España en 1808 ya era ese desastre patético que todos recordamos porque justo ahí empieza nuestra historia, entre las Invasiones Inglesas y la Revolución de Mayo. Ya habían cometido el error de aliarse con Napoleón y dejarlo entrar al país, y ya habían abdicado a “los reyes viejos” para poner al siniestro Fernando VII, El Deseado, en el trono. Pero el hábil Bonaparte se estaba comiendo la fruta, la familia real en pleno era semiprisionera y la independencia española ya era algo material sólo de este lado del océano, en el imperio.
Lo que pasó en Madrid recuerda lo que pasa en Bagdad ahora. Los franceses le traían libertades modernas a un país de siervos y señores, pobre y oprimido, con una Inquisición que hacía, como en Irán, de policía secreta. Pero los franceses también traían su notable altanería, su hábito de tratar como bárbaros a cualquier extranjero y un aire a dueños del país esperable del ejército más poderoso del mundo. La cosa terminó como termina siempre, con el nacionalismo ganando el corazón y los siervos negándose a ser liberados por un extranjero. De ahí viene el raro grito de combate que decía “¡Vivan las cadenas!”.
Pérez-Reverte arranca temprano de mañana, con la resaca de un día, el 7 de mayo, de manifestaciones medio espontáneas y medio fogoneadas por punteros, que ya existían, sólo que eran servidores de nobles politiqueros y eran llamados “mancebos”. El Día de Cólera explota bastante como nuestros dos días de diciembre de 2001 contra De la Rúa, en una plaza de gente revuelta –frente al Palacio Real– y con una consigna. El que dispara el combate es un cerrajero que va uniendo el relato con sus recorridos del Madrid en llamas, y que termina unido al único grupo de militares que se alzó ese día, en el cuartel de Monteleón, y se cubrió de gloria arrasando con los granaderos imperiales, los boinas verdes de la época.
Como este libro es un homenaje de amor, cada personaje tiene un nombre y toda la información que quedó en los archivos. Es una runfla de pueblo llano, de peones y sirvientes, de manolas y putas, posaderas y mozas, toneleros y harineros.
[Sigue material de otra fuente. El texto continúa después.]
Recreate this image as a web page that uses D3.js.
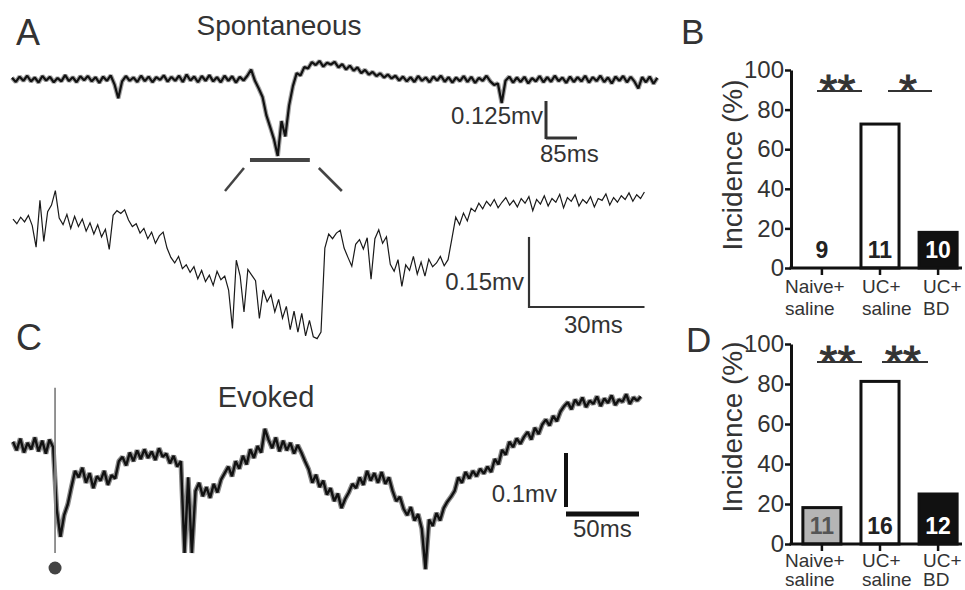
<!DOCTYPE html>
<html>
<head>
<meta charset="utf-8">
<script src="https://cdn.jsdelivr.net/npm/d3@7"></script>
<style>
  html, body { margin: 0; padding: 0; background: #fff; }
  svg { display: block; font-family: "Liberation Sans", Arial, sans-serif; }
</style>
</head>
<body>
<div id="chart"></div>
<script>
// ---- traces (µV relative to baseline, fixed sample step) ----
const spontDt = 10.4; // ms
const spontUV = [
  4,-10,8,-6,11,-8,5,-12,10,-5,
  7,-11,3,-8,13,-7,6,-11,9,-4,
  10,-8,6,-13,8,-6,12,-18,-65,-8,
  10,-6,5,-10,11,-7,8,-11,6,-3,
  12,-9,7,-6,11,-10,15,-5,8,-11,
  10,-6,13,-8,6,-11,11,-6,9,-12,
  7,-5,11,32,-6,-32,-61,-122,-162,-203,
  -260,-142,-194,-89,-24,20,12,40,36,57,
  47,61,42,55,49,58,39,50,32,45,
  28,39,20,31,15,24,10,19,5,15,
  2,11,-5,8,-8,6,-10,10,-6,5,
  -11,8,-5,11,-9,6,-12,5,-7,10,
  -10,7,-13,4,-6,11,-8,-20,-15,-81,
  -6,8,-12,5,-10,7,-15,3,-8,10,
  -11,6,-9,11,-7,5,-13,8,-10,6,
  -8,11,-12,6,-7,11,-10,5,-15,8,
  -6,10,-11,7,-9,-32,6,-11,8,-16,4
];
const zoomWindow = [652, 816]; // ms, section shown expanded

const expandedDt = 1; // ms
const expandedUV = [
  2,-8,6,-4,10,-12,-58,42,-46,18,
  32,63,4,-10,12,-18,8,-14,2,-24,
  -6,-30,-10,-36,-20,-63,10,20,14,22,
  0,-14,-8,-28,-18,-40,-26,-50,-34,-26,
  -60,-80,-92,-78,-104,-96,-112,-100,-126,-108,
  -132,-118,-140,-110,-128,-120,-150,-232,-86,-120,
  -197,-106,-118,-130,-211,-150,-175,-160,-197,-170,
  -210,-185,-235,-195,-240,-200,-248,-215,-250,-254,
  -240,-60,-30,-40,-28,-22,-60,-80,-99,-52,
  -42,-62,-38,-127,-40,-21,-50,-36,-95,-110,
  -85,-142,-96,-108,-78,-116,-90,-120,-84,-100,
  -92,-78,-98,-85,-40,6,-10,15,-2,25,
  18,36,24,40,30,44,26,38,48,32,
  42,28,46,36,50,20,44,34,52,30,
  46,38,55,26,48,40,54,30,44,36,
  50,28,46,42,56,32,48,38,52,44,
  58,40,54,46,60
];

const evokedDt = 2.5; // ms
const evokedUV = [
  6,-10,12,-14,4,-8,14,-12,8,-16,
  10,-4,-120,-170,-130,-110,-78,-48,-60,-42,
  -70,-52,-80,-58,-66,-48,-74,-56,-62,-30,
  -22,-38,-14,-30,-10,-26,-8,-24,-12,-28,
  -6,-22,-16,-34,-20,-40,-30,-200,-60,-200,
  -85,-70,-95,-78,-98,-72,-88,-64,-52,-40,
  -58,-30,-44,-20,-36,-8,-24,-2,-14,30,
  10,-6,14,-12,8,-10,4,-16,0,-14,
  -30,-45,-70,-55,-78,-66,-92,-80,-104,-90,
  -117,-100,-88,-72,-80,-60,-74,-48,-66,-52,
  -70,-50,-72,-60,-85,-104,-96,-118,-130,-115,
  -140,-128,-155,-230,-138,-150,-126,-140,-117,-105,
  -96,-85,-60,-70,-50,-62,-48,-58,-44,-53,
  -40,-50,-26,-36,-9,-18,6,-4,12,2,
  15,24,10,32,20,38,47,36,54,44,
  62,72,79,66,84,74,88,70,82,76,
  90,72,86,78,92,74,84,80,94,76,
  88,82,90
];
const stimTime = 28.8;          // ms
const stimRange = [-200, 106];  // µV extent of stimulus artifact

// scale bars: [µV, ms]
const spontBar = [125, 85];
const expandedBar = [150, 30];
const evokedBar = [100, 50];

// ---- incidence bar charts ----
const groupLines = [["Naive+", "saline"], ["UC+", "saline"], ["UC+", "BD"]];
const spontIncidence = [0, 72.7, 18];
const spontN = [9, 11, 10];
const spontSig = ["**", "*"];
const evokedIncidence = [18.2, 81.3, 25];
const evokedN = [11, 16, 12];
const evokedSig = ["**", "**"];
const yTicks = [0, 20, 40, 60, 80, 100];

const W = 965, H = 590;
const TXT = "#333";
const svg = d3.select("#chart").append("svg").attr("width", W).attr("height", H);
svg.append("rect").attr("width", W).attr("height", H).attr("fill", "#fff");

function txt(g, x, y, s, size, o = {}) {
  return g.append("text").attr("x", x).attr("y", y)
    .attr("font-size", size + "px").attr("fill", o.fill || TXT)
    .attr("text-anchor", o.anchor || "start")
    .attr("font-weight", o.weight || "normal").text(s);
}
function seg(g, x1, y1, x2, y2, w, c) {
  g.append("line").attr("x1", x1).attr("y1", y1).attr("x2", x2).attr("y2", y2)
    .attr("stroke", c || "#333").attr("stroke-width", w);
}

// panel letters
txt(svg, 16, 45, "A", 36);
txt(svg, 681, 44, "B", 35);
txt(svg, 16, 350, "C", 36);
txt(svg, 686, 352, "D", 35);

// ---------- A: spontaneous ----------
const gA = svg.append("g");
txt(gA, 279, 35, "Spontaneous", 28, { anchor: "middle" });
const spMs = (spontUV.length - 1) * spontDt;
const xS = d3.scaleLinear().domain([0, spMs]).range([12, 12 + spMs * 0.365]);
const yS = d3.scaleLinear().domain([-300, 100]).range([79 + 300 * 0.296, 79 - 100 * 0.296]);
const lineS = d3.line().x((d, i) => xS(i * spontDt)).y(d => yS(d));
gA.append("path").attr("d", lineS(spontUV)).attr("fill", "none")
  .attr("stroke", "#555").attr("stroke-width", 4.5).attr("stroke-opacity", 0.55)
  .attr("stroke-linejoin", "bevel");
gA.append("path").attr("d", lineS(spontUV)).attr("fill", "none")
  .attr("stroke", "#111").attr("stroke-width", 2.2).attr("stroke-linejoin", "bevel");

// scale bar
{
  const vx = 546, vy = 138;
  const vLen = yS(0) - yS(spontBar[0]);
  const hLen = xS(spontBar[1]) - xS(0);
  seg(gA, vx, vy - vLen, vx, vy + 1, 3, "#333");
  seg(gA, vx, vy, vx + hLen, vy, 3, "#333");
  txt(gA, vx - 3, 124, "0.125mv", 24, { anchor: "end" });
  txt(gA, 540, 162, "85ms", 24);
}
// zoom indicator
{
  const x1 = xS(zoomWindow[0]), x2 = xS(zoomWindow[1]);
  seg(gA, x1, 160, x2, 160, 4, "#444");
  seg(gA, x1 - 6, 168, x1 - 25, 191, 2.5, "#444");
  seg(gA, x2 + 9, 168, x2 + 32, 191, 2.5, "#444");
}

// expanded trace
const exMs = (expandedUV.length - 1) * expandedDt;
const xE = d3.scaleLinear().domain([0, exMs]).range([13, 13 + exMs * 3.85]);
const yE = d3.scaleLinear().domain([-300, 100]).range([220 + 300 * 0.467, 220 - 100 * 0.467]);
gA.append("path").attr("d", d3.line().x((d, i) => xE(i * expandedDt)).y(d => yE(d))(expandedUV))
  .attr("fill", "none").attr("stroke", "#1a1a1a").attr("stroke-width", 1.2);
{
  const vx = 529, vy = 307;
  const vLen = yE(0) - yE(expandedBar[0]);
  const hLen = xE(expandedBar[1]) - xE(0);
  seg(gA, vx, vy - vLen, vx, vy + 1, 2.2, "#333");
  seg(gA, vx, vy, vx + hLen, vy, 2.2, "#333");
  txt(gA, 524, 290, "0.15mv", 24, { anchor: "end" });
  txt(gA, 564, 333, "30ms", 24);
}

// ---------- C: evoked ----------
const gC = svg.append("g");
txt(gC, 266, 407, "Evoked", 29, { anchor: "middle" });
const evMs = (evokedUV.length - 1) * evokedDt;
const xV = d3.scaleLinear().domain([0, evMs]).range([13, 13 + evMs * 1.46]);
const yV = d3.scaleLinear().domain([-300, 150]).range([445 + 300 * 0.54, 445 - 150 * 0.54]);
const lineV = d3.line().x((d, i) => xV(i * evokedDt)).y(d => yV(d));
gC.append("path").attr("d", lineV(evokedUV)).attr("fill", "none")
  .attr("stroke", "#8a8a8a").attr("stroke-width", 5).attr("stroke-linejoin", "bevel");
gC.append("path").attr("d", lineV(evokedUV)).attr("fill", "none")
  .attr("stroke", "#111").attr("stroke-width", 2.4).attr("stroke-linejoin", "bevel");
seg(gC, xV(stimTime), yV(stimRange[1]), xV(stimTime), yV(stimRange[0]), 1.8, "#888");
gC.append("circle").attr("cx", xV(stimTime)).attr("cy", 568).attr("r", 6.5).attr("fill", "#444");
{
  const vx = 566, vy = 507;
  const vLen = yV(0) - yV(evokedBar[0]);
  const hLen = xV(evokedBar[1]) - xV(0);
  seg(gC, vx, vy - vLen, vx, vy, 4, "#111");
  seg(gC, vx, 514, vx + hLen, 514, 5, "#111");
  txt(gC, 557, 502, "0.1mv", 24, { anchor: "end" });
  txt(gC, 573, 537, "50ms", 24);
}

// ---------- B / D: incidence bars ----------
const x = d3.scaleBand().domain(d3.range(groupLines.length)).range([793, 967]).paddingInner(0.345).paddingOuter(0.17);

function barChart(top, bottom, values, ns, sig, fills, numFills, sigY, sigLines, titleY, labelDy) {
  const g = svg.append("g");
  const y = d3.scaleLinear().domain([0, 100]).range([bottom, top]);
  const axisX = 791;

  g.selectAll("rect.bar").data(values).enter().append("rect")
    .attr("x", (d, i) => x(i)).attr("width", x.bandwidth())
    .attr("y", d => y(d)).attr("height", d => y(0) - y(d))
    .attr("fill", (d, i) => fills[i]).attr("stroke", "#111").attr("stroke-width", 3)
    .style("display", d => d > 0 ? null : "none");

  const ax = g.append("g").attr("transform", `translate(${axisX},0)`)
    .call(d3.axisLeft(y).tickValues(yTicks).tickSize(6).tickSizeOuter(0).tickPadding(1));
  ax.select(".domain").attr("stroke", "#111").attr("stroke-width", 3);
  ax.selectAll(".tick line").attr("stroke", "#111").attr("stroke-width", 2.5);
  ax.selectAll(".tick text").attr("font-size", "24px").attr("fill", TXT)
    .attr("font-family", "Liberation Sans, Arial, sans-serif");

  seg(g, axisX - 1.5, y(0), 962, y(0), 3, "#111");
  values.forEach((d, i) => {
    const cx = x(i) + x.bandwidth() / 2;
    seg(g, cx, y(0), cx, y(0) + 7, 2.5, "#111");
    txt(g, cx, y(0) - 10, ns[i], 23, { anchor: "middle", weight: "bold", fill: numFills[i] });
  });

  const labelX = [785, 862, 923];
  groupLines.forEach((ls, i) => {
    txt(g, labelX[i], y(0) + labelDy[0], ls[0], 19);
    txt(g, labelX[i], y(0) + labelDy[1], ls[1], 19);
  });

  sig.forEach((s, i) => {
    const [a, b] = sigLines[i];
    seg(g, a, sigY, b, sigY, 2, "#333");
    txt(g, (a + b) / 2 - 2, sigY + 16, s, 46, { anchor: "middle" })
      .attr("stroke", "#333").attr("stroke-width", 1);
  });

  g.append("text").attr("transform", `translate(742,${titleY}) rotate(-90)`)
    .attr("text-anchor", "middle").attr("font-size", "28px").attr("fill", TXT)
    .text("Incidence (%)");
}

barChart(70, 268, spontIncidence, spontN, spontSig,
  ["#b5b5b5", "#fff", "#111"], ["#222", "#222", "#fff"],
  91, [[817, 862], [888, 932]], 165, [25, 47]);
barChart(344, 544, evokedIncidence, evokedN, evokedSig,
  ["#b5b5b5", "#fff", "#111"], ["#555", "#222", "#fff"],
  362, [[817, 862], [882, 928]], 427, [23, 42]);
</script>
</body>
</html>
Un proletariado de navaja al cinto al que se le unen un puñado de nobles y profesionales de clase, además de sesenta presos que amenazan amotinarse si no los dejan ir a combatir.
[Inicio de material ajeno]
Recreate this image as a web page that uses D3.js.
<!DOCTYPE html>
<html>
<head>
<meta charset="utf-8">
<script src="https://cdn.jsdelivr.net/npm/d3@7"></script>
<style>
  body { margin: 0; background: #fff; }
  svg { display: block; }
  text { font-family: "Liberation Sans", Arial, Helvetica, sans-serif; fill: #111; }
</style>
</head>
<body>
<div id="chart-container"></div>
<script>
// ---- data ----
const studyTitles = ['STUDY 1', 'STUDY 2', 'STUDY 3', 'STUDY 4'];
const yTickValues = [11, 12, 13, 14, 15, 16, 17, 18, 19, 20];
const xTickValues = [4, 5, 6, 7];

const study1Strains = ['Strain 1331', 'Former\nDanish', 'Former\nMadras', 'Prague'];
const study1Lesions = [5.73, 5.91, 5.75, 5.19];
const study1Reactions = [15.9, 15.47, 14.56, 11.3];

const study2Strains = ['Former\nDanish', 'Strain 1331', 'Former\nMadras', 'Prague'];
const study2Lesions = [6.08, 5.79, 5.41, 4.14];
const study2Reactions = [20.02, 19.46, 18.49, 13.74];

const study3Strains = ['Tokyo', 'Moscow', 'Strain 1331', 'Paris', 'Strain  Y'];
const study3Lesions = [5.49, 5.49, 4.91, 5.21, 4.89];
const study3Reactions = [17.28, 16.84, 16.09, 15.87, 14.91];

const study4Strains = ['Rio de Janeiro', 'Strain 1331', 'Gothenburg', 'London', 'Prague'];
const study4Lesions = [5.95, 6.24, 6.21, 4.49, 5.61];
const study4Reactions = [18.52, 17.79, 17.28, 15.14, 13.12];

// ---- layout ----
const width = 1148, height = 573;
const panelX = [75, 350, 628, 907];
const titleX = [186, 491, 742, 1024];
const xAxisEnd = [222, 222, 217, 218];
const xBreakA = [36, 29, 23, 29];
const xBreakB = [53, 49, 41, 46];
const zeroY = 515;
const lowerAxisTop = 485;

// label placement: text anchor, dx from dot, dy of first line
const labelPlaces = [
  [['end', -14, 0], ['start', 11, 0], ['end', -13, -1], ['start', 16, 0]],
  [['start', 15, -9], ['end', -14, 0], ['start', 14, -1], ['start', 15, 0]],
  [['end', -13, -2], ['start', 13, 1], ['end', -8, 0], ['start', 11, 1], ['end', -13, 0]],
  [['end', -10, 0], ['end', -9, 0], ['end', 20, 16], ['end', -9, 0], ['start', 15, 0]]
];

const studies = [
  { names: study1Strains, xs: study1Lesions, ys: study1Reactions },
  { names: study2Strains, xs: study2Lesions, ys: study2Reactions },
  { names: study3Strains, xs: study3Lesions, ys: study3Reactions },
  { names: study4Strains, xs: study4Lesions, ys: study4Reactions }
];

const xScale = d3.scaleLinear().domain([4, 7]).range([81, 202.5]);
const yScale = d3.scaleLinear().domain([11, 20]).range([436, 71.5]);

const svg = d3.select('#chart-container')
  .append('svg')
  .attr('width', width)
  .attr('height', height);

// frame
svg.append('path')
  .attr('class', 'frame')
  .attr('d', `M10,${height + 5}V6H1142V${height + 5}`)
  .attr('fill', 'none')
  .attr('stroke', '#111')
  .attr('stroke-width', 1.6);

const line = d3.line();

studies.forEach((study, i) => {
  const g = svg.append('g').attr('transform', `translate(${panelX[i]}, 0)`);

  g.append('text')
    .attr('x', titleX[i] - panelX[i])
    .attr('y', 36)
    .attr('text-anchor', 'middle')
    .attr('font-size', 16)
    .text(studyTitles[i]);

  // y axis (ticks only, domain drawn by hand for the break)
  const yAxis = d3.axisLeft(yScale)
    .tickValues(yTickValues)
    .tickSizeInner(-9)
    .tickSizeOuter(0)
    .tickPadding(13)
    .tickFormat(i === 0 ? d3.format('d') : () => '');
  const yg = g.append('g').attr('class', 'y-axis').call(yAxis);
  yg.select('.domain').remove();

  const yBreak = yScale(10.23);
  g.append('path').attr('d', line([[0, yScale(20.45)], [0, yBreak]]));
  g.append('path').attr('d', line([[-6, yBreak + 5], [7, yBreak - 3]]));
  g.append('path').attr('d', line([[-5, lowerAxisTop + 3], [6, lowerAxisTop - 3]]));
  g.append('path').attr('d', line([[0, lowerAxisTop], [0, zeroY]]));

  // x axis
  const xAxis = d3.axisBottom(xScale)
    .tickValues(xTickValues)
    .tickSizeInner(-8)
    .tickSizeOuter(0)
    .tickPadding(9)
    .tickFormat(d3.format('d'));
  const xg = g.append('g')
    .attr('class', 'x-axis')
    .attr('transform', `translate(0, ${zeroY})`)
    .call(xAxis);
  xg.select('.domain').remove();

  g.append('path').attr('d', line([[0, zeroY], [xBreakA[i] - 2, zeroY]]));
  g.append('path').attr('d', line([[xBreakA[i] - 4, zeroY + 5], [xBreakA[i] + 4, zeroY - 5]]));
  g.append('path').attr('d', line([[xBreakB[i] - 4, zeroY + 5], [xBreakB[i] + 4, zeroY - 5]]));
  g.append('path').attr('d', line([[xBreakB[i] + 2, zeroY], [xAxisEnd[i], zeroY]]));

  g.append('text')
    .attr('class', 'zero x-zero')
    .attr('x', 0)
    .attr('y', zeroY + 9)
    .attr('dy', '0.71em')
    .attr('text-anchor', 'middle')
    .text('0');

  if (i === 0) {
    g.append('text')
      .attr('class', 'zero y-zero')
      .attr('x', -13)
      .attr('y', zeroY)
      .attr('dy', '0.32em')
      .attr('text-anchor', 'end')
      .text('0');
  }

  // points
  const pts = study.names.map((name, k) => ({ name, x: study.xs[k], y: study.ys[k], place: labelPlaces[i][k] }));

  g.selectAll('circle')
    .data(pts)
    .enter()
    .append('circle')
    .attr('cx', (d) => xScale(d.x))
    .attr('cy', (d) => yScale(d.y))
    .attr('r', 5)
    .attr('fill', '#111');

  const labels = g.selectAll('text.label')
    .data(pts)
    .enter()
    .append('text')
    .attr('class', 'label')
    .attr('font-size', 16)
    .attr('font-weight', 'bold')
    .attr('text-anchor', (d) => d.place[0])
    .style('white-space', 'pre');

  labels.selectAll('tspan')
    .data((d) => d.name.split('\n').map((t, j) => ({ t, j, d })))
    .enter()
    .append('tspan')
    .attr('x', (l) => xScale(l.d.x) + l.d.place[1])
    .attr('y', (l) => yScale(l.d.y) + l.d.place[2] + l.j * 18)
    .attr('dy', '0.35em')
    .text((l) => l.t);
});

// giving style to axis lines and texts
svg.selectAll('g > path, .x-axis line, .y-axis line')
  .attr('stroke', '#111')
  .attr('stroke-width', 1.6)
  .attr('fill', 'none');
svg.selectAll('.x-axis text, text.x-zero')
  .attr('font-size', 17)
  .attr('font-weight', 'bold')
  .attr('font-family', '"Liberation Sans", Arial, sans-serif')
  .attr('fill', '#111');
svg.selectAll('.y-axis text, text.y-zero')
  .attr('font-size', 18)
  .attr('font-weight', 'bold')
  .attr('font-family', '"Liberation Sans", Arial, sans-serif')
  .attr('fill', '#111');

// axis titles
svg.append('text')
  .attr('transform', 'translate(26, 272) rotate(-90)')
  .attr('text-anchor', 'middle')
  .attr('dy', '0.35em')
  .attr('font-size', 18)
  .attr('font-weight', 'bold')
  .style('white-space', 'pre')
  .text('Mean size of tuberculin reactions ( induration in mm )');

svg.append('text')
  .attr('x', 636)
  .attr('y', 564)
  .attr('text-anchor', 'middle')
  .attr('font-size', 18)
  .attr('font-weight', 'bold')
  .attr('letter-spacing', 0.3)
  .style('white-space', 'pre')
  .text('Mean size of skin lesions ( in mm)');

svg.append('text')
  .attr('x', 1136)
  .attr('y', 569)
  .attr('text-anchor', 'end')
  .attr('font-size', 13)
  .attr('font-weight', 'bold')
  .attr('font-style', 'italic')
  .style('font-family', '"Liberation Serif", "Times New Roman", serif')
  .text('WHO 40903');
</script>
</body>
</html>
Al final del día hay cientos de muertos y se fusila en los cerros de las afueras, como lo vio y pintó Goya. Francia no iba a “civilizar” a España, que arrancaba así una guerra muy cruel ganada años después al pie de los Pirineos, entre guerrilleros y aliados ingleses al mando del duque de Marloborough, el Mambrú de la canción. Pérez-Reverte les rinde un homenaje superior a estos hombres y mujeres. Y cuenta una aventura real mejor que las inventadas.